There have been seriously wealthy people since before forever. The first Roman emperor, Octavian (27 BC – 14 AD), accumulated an estimated net worth of $4.6 trillion, equal to 20% of the Roman Empire’s economy. Jakob Fugger amassed somewhere between $400 to $500 billion, equivalent to 2% of Europe’s GDP at the time of his death in 1525. Mansa Musa I of Mali (1280 – 1337) collected an estimated net worth of $400 to $415 billion from salt and gold production. Mali continues to export salt and gold to this day.
His first two principles gave a type of psychological permission for an aspirational family to not keep up with the Joneses, but to live beneath their means. It’s okay to squeeze another year out of that old winter coat.
Today especially, but even back then, there must have been an abundance of people who would, for their own reasons, thrust unwanted advice upon the very rich regarding exactly what the rich should do with their own money. It seldom amounted to much. The rich quickly learned to ignore unsolicited advice from unproven people.
It is a different matter entirely when suggestions regarding wealth management come from peers and near-peers. Andrew Carnegie qualified as both an unsolicited wealth advisor and peer of the ultra-wealthy. In 1901 he sold Carnegie Steel to John Pierpont Morgan for $480 million (then-money, a little over $14 billion in now-money), making him one of the world’s richest men, and peer-ish enough for nearly anybody.
Andrew Carnegie’s association with unsolicited peer-to-peer wealth advice came before the public with two articles he wrote, first published in 1889, when he was 54 years old. This was before he bought the company that later developed into Carnegie Steel. That is relevant because (i) it demonstrates his early interest in the ultimate purpose of wealth. It also (ii) demonstrates the acuity of his observations.

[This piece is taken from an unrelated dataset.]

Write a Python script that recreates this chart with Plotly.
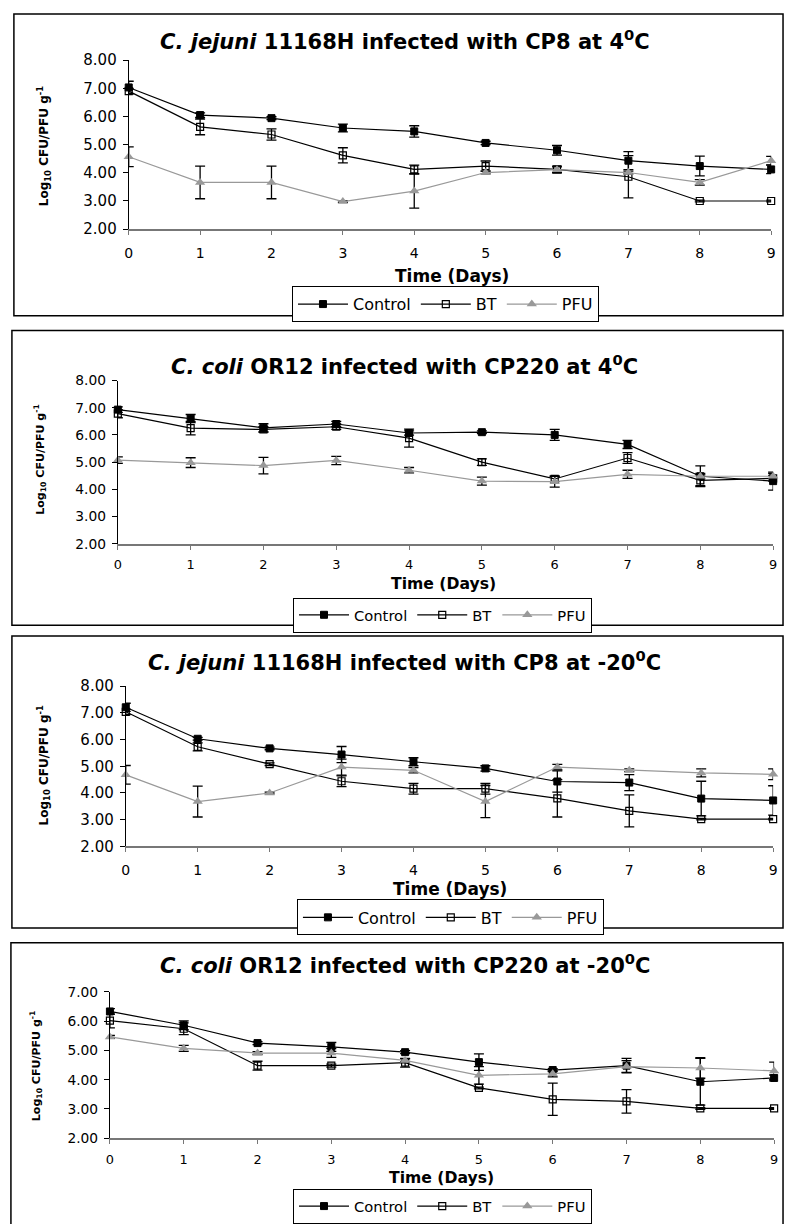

He was not the first to ask, “What is the purpose of wealth?”. He was not even the first to unfold the question into its predicates. Rabbi Hillel the Elder, early in the Current Era, back when years had two digits, asked the same question but divided it into three parts: (i) “If I am not for myself, who will be for me?” Carnegie answered in his Principles 1 & 2. (ii) Rabbi Hillel’s second postulate was “If I am only for myself, what am I?” Carnegie responded with Principles 3 & 4. The Rabbi’s last question, (iii) “If not now, when?” was not specifically addressed by Andrew Carnegie, but his answer was implied in context: “When your wealth permits”.
Carnegie’s articles were originally printed in the June and December issues of The North American Review, the first literary periodical in the United States. The magazine was published continuously from 1815 to 1940. In 1964 it was resuscitated by the poet Robert Dana, then of Cornell College. He kept it four years, then in 1968 The North American Review was purchased by the University of Northern Iowa, who continues to publish it five times a year. In its day the magazine was subscribed to by everyone who counted and everybody who wanted others to think s/he counted. And it was sometimes read.
The Four Financial Principles
The two articles have subsequently been published in tandem as the Gospel of Wealth. In them Carnegie advanced four financial principles. He thought these, all four of them, in the order given, were fundamental to a good life. The first two Principles were directed to those just beginning their journey.
Principles 1 and 2:
(1) The rich should live unobtrusively, and
(2) provide only modestly for their families.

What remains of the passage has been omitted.